Not only will English and History see new changes but Debate and Wellness will resume living in Old Main after construction, both with expanded spaces as well. The offices on third and fourth floor will be replaced with classrooms. For example, the former US Principal office will find new life as a history classroom. The fourth floor will remain the Center for Learning and Teaching but will no longer have English offices, while Wellness will relocate to the first floor.

Delgado explains the changes are not just cosmetic: “The shift that’s been happening over the last several generations is that we’re moving more and more intentionally in creating classroom spaces where we can really encourage students to collaborate, to discuss, and to work on projects together.”  

He said the renovations help to realize this, but not without the teachers.

“As far as teaching is concerned, we’ve been in a really good place and we continue to be in a really good place…I think what the renovations of the building our doing is helping us: helping our space catch up with our teaching practices,” Delgado said.

He believes the changes will help the school continue to evolve and align with SPA’s values.

“I think one of the things that’s really exciting about where we’re at as a school community right now is that our classes have changed enough over the years and teachers are have adapted their courses to the point where more space is helpful.”

If all goes smoothly Old Main is set to open by MEA weekend, ending Monday October 22.

After Old Main has been finished, work will begin on the Thompson wing, previously the home of math and science classes, currently housing history.
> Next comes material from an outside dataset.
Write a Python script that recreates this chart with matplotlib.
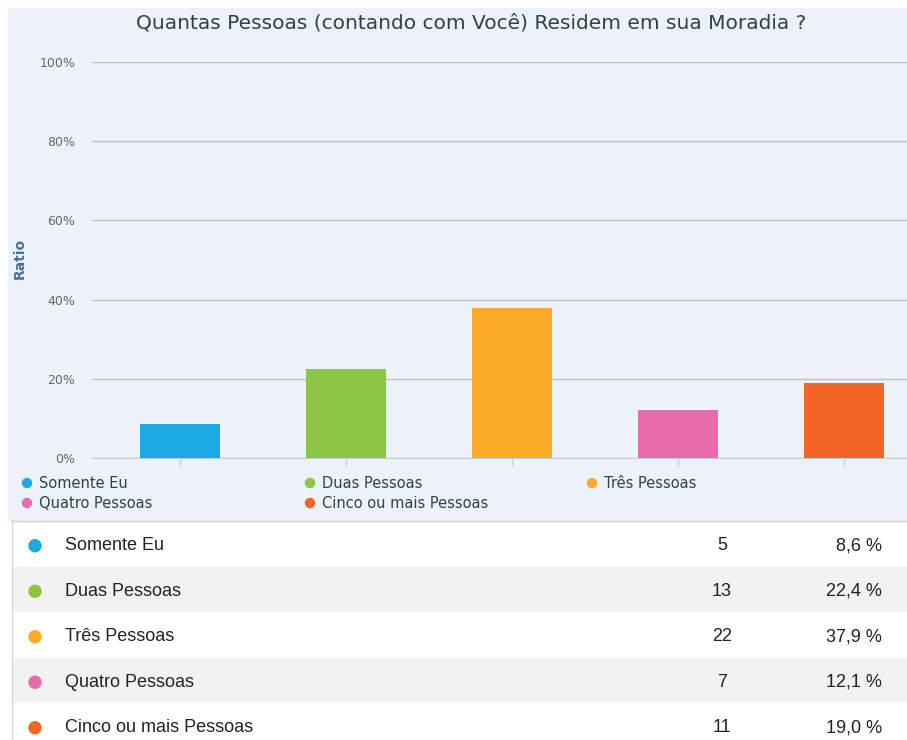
import numpy as np
import matplotlib.pyplot as plt
from matplotlib.patches import Rectangle, Circle

# data
categories = ['Somente Eu', 'Duas Pessoas', 'Três Pessoas', 'Quatro Pessoas', 'Cinco ou mais Pessoas']
counts = [5, 13, 22, 7, 11]
ratios = [8.6, 22.4, 37.9, 12.1, 19.0]
ratio_labels = ['8,6 %', '22,4 %', '37,9 %', '12,1 %', '19,0 %']
colors = ['#1ca8e3', '#8cc541', '#fcab26', '#e86cab', '#f26524']
yticks = [0, 20, 40, 60, 80, 100]

W, H = 907, 740
fig = plt.figure(figsize=(W / 100, H / 100), dpi=100)

# background layer in pixel coordinates
bg = fig.add_axes([0, 0, 1, 1])
bg.set_xlim(0, W)
bg.set_ylim(H, 0)
bg.axis('off')
bg.add_patch(Rectangle((8, 8), W - 8, 512, color='#edf1f8', zorder=0))

title = 'Quantas Pessoas (contando com Você) Residem em sua Moradia ?'
bg.text(471, 23, title, ha='center', va='center', fontsize=14.5, color='#2f4050',
        family='DejaVu Sans')
bg.text(20, 258, 'Ratio', ha='center', va='center', rotation=90, fontsize=10,
        fontweight='bold', color='#4a6e9a')

# legend (two rows, three columns)
leg_x = [27, 310, 592]
leg_y = [483, 503]
for i, (name, c) in enumerate(zip(categories, colors)):
    x = leg_x[i % 3]
    y = leg_y[i // 3]
    bg.add_patch(Circle((x, y), 4.5, color=c, zorder=2))
    bg.text(x + 12, y, name, ha='left', va='center', fontsize=10.5, color='#2f4050')

# table below the chart
row_top = 521
row_h = 45.5
bg.plot([12, 12], [row_top, H], color='#d8d8d8', lw=1)
bg.plot([12, W], [row_top, row_top], color='#e0e0e0', lw=2)
for i, (name, n, lab, c) in enumerate(zip(categories, counts, ratio_labels, colors)):
    y0 = row_top + i * row_h
    fc = '#f2f2f2' if i % 2 == 1 else 'white'
    bg.add_patch(Rectangle((13, y0), W - 13, row_h, color=fc, zorder=1))
    yc = y0 + row_h / 2 + 2
    bg.add_patch(Circle((35, yc), 6, color=c, zorder=2))
    bg.text(65, yc, name, ha='left', va='center', fontsize=13, color='#222222',
            family='Liberation Sans', zorder=3)
    bg.text(722, yc, str(n), ha='center', va='center', fontsize=13, color='#222222',
            family='Liberation Sans', zorder=3)
    bg.text(882, yc, lab, ha='right', va='center', fontsize=13, color='#222222',
            family='Liberation Sans', zorder=3)

# bar chart
left, right = 92, W
top, bottom = 62, 458
ax = fig.add_axes([left / W, 1 - bottom / H, (right - left) / W, (bottom - top) / H])
ax.set_facecolor('none')
x = np.arange(len(categories))
ax.bar(x, ratios, width=0.48, color=colors, zorder=3)
ax.set_xlim((left - 180) / 166, (right - 180) / 166)
ax.set_ylim(0, 100)
ax.set_yticks(yticks)
ax.set_yticklabels([f'{v}%' for v in yticks], fontsize=9, color='#666666')
ax.yaxis.grid(True, color='#c0c0c0', lw=1, zorder=0)
ax.set_xticks(x)
ax.set_xticklabels([])
ax.tick_params(axis='x', length=6, color='#c0d0e0', width=1)
ax.tick_params(axis='y', length=0, pad=12)
for s in ['top', 'right', 'left']:
    ax.spines[s].set_visible(False)
ax.spines['bottom'].set_color('#c0d0e0')

fig.savefig('out.png', dpi=100)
One hallway will be blocked off at a time, with the other open for the SPA community’s transportation needs. Thompson wing renovations will be over in March.

Finally, a major renovation of the library has been planned, but not scheduled. The new space will integrate more social and study spaces for students, putting in order two uses of the library that often come into conflict. The renovation has not been scheduled yet due to a lack of allocated funds. However, in the coming years, it might be the icing on the brand new SPA cake.